[Stored items]
......

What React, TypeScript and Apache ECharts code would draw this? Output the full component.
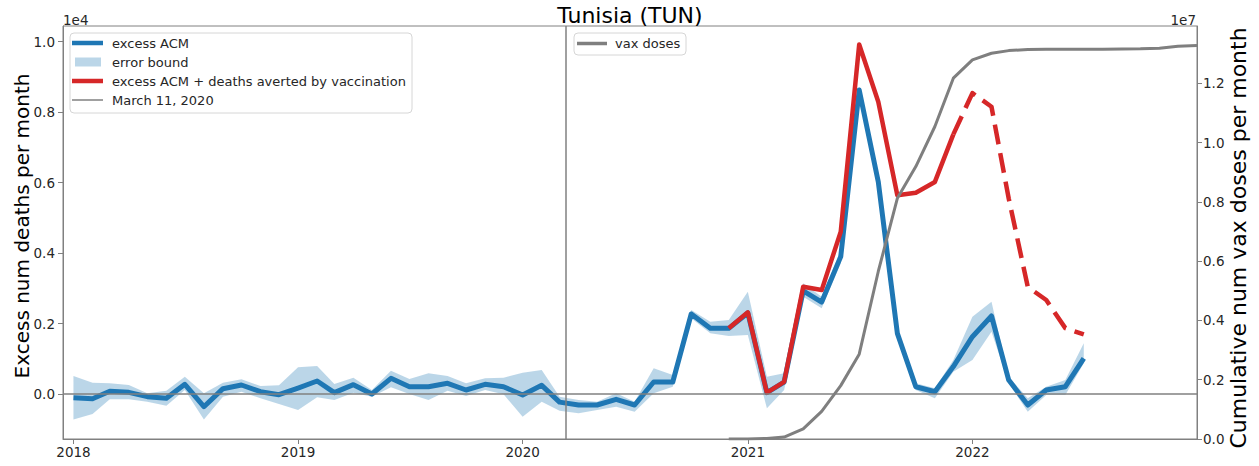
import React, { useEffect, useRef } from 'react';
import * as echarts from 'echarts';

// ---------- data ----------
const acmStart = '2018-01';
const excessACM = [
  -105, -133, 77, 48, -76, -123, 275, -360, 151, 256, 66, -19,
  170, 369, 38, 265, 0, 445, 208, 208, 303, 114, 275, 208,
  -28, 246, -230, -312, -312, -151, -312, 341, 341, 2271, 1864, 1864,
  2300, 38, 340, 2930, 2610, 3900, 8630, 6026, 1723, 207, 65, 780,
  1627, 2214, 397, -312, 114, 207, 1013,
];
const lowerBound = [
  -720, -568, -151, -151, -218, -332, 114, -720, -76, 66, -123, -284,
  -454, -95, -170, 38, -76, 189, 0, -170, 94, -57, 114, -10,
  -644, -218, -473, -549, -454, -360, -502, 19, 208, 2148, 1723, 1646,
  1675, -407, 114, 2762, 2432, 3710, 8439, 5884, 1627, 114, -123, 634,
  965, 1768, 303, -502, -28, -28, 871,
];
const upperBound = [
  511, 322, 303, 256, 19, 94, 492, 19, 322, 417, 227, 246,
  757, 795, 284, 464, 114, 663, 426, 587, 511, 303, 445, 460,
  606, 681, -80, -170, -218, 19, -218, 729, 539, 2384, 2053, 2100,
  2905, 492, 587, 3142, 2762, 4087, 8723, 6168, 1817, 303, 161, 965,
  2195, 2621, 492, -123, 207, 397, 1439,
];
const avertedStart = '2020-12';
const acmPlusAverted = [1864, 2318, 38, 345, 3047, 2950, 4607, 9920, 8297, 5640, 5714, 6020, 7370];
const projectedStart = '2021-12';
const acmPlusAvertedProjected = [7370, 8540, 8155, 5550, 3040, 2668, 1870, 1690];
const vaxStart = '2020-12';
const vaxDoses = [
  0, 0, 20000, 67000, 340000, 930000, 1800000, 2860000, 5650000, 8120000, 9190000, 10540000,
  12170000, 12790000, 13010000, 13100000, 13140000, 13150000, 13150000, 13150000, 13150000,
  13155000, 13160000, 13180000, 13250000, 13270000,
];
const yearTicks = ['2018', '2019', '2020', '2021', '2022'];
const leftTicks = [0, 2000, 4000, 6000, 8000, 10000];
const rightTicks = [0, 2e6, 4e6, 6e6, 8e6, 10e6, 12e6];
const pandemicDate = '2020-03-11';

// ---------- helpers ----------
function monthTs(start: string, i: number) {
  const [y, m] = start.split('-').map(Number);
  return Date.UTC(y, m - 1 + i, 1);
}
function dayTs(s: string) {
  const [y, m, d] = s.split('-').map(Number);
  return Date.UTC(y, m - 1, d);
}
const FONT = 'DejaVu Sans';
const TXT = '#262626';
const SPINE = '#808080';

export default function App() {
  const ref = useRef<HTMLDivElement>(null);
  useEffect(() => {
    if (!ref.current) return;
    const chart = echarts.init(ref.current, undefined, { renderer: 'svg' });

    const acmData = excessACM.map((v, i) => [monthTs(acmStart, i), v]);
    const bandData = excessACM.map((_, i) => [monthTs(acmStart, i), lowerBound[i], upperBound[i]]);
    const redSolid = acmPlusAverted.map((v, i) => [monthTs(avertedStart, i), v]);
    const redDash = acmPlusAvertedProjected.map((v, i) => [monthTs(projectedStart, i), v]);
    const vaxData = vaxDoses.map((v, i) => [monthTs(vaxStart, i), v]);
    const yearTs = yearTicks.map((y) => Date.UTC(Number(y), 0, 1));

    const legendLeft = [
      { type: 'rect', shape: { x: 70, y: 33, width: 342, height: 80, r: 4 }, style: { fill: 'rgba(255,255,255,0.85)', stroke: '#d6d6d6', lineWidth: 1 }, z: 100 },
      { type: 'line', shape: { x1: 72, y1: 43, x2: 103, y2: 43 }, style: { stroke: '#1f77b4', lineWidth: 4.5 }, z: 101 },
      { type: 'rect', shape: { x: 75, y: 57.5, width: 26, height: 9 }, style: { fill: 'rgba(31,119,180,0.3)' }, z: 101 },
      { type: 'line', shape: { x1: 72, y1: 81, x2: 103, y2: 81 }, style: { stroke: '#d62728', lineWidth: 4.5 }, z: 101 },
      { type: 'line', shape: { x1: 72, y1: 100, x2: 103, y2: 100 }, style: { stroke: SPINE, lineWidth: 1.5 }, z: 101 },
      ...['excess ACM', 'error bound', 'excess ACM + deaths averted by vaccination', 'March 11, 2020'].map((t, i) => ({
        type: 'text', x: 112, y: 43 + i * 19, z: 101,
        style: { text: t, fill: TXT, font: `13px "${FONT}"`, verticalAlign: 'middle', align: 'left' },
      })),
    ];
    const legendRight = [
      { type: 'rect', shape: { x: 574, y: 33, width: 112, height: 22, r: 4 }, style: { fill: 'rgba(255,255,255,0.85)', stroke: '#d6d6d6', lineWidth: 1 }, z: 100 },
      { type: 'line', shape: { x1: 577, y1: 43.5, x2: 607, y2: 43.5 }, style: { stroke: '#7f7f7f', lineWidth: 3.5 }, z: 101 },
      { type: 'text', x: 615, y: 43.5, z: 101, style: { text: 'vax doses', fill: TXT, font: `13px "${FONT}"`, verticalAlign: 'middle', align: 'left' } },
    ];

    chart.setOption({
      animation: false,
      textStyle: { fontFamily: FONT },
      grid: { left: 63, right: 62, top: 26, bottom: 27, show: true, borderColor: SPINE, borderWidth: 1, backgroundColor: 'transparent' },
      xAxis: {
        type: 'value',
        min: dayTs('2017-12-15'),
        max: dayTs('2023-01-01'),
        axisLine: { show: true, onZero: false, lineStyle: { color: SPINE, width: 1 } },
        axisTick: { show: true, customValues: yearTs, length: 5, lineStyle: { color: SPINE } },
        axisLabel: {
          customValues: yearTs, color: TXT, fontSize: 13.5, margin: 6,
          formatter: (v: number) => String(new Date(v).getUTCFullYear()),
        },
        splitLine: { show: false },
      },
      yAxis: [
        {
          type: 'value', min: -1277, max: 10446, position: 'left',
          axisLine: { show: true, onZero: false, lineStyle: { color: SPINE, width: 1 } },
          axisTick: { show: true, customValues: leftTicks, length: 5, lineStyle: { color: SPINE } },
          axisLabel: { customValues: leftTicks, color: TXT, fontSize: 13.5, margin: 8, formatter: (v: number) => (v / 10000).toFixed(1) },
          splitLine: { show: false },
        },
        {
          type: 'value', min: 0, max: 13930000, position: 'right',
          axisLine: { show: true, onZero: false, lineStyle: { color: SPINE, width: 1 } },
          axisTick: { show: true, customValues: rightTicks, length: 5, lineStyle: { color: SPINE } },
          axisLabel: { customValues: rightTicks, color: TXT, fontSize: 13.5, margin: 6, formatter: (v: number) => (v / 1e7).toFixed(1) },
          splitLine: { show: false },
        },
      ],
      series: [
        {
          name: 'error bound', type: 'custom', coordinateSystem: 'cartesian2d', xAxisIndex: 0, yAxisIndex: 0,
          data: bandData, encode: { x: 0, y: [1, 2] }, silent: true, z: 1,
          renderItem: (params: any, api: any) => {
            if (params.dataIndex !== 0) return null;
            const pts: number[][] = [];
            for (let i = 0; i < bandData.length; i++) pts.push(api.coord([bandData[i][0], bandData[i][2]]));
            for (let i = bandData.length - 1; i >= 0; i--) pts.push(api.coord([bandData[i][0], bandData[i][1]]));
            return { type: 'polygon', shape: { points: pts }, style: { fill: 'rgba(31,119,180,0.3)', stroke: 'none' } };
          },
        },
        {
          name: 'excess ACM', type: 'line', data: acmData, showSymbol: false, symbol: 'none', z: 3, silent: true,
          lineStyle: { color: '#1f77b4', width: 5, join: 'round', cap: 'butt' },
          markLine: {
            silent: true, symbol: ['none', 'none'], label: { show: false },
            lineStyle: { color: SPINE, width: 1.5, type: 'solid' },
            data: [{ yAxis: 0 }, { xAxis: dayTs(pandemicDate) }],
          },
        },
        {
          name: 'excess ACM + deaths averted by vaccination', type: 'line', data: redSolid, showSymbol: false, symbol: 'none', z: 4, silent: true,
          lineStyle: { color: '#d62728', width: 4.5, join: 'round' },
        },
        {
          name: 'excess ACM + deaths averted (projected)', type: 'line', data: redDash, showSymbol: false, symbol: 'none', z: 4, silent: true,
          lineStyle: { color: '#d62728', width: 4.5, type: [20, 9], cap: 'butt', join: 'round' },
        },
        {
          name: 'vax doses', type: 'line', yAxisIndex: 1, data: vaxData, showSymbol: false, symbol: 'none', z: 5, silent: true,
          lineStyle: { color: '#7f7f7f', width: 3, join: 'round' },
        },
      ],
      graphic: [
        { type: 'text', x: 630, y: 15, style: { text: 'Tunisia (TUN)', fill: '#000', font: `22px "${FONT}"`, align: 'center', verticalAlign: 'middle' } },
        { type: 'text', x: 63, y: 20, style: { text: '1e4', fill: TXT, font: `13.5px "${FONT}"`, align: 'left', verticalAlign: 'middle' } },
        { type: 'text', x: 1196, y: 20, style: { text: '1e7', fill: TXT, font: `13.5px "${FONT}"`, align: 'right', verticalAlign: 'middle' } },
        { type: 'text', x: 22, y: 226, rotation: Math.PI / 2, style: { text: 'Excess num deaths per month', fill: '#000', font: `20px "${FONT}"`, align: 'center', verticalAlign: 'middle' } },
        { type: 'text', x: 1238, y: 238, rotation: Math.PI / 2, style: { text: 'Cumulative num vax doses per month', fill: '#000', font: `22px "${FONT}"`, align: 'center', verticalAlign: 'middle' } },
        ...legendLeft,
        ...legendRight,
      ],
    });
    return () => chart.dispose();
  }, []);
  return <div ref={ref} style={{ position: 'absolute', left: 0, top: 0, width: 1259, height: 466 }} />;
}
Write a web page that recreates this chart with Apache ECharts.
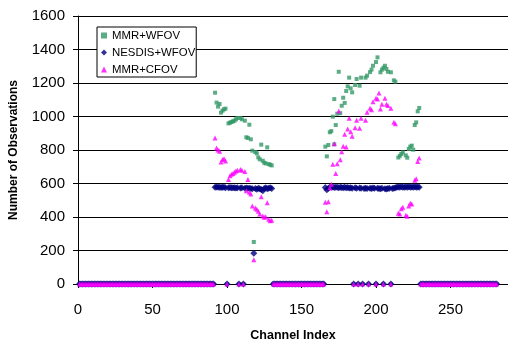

......

[Given instruction]: From the first line of the listing above, repeat every line through the one holding "import * as echarts from 'echarts';". Both ends count, and pictures stay out.

[Solution]:
What React, TypeScript and Apache ECharts code would draw this? Output the full component.
import React, { useEffect, useRef } from 'react';
import * as echarts from 'echarts';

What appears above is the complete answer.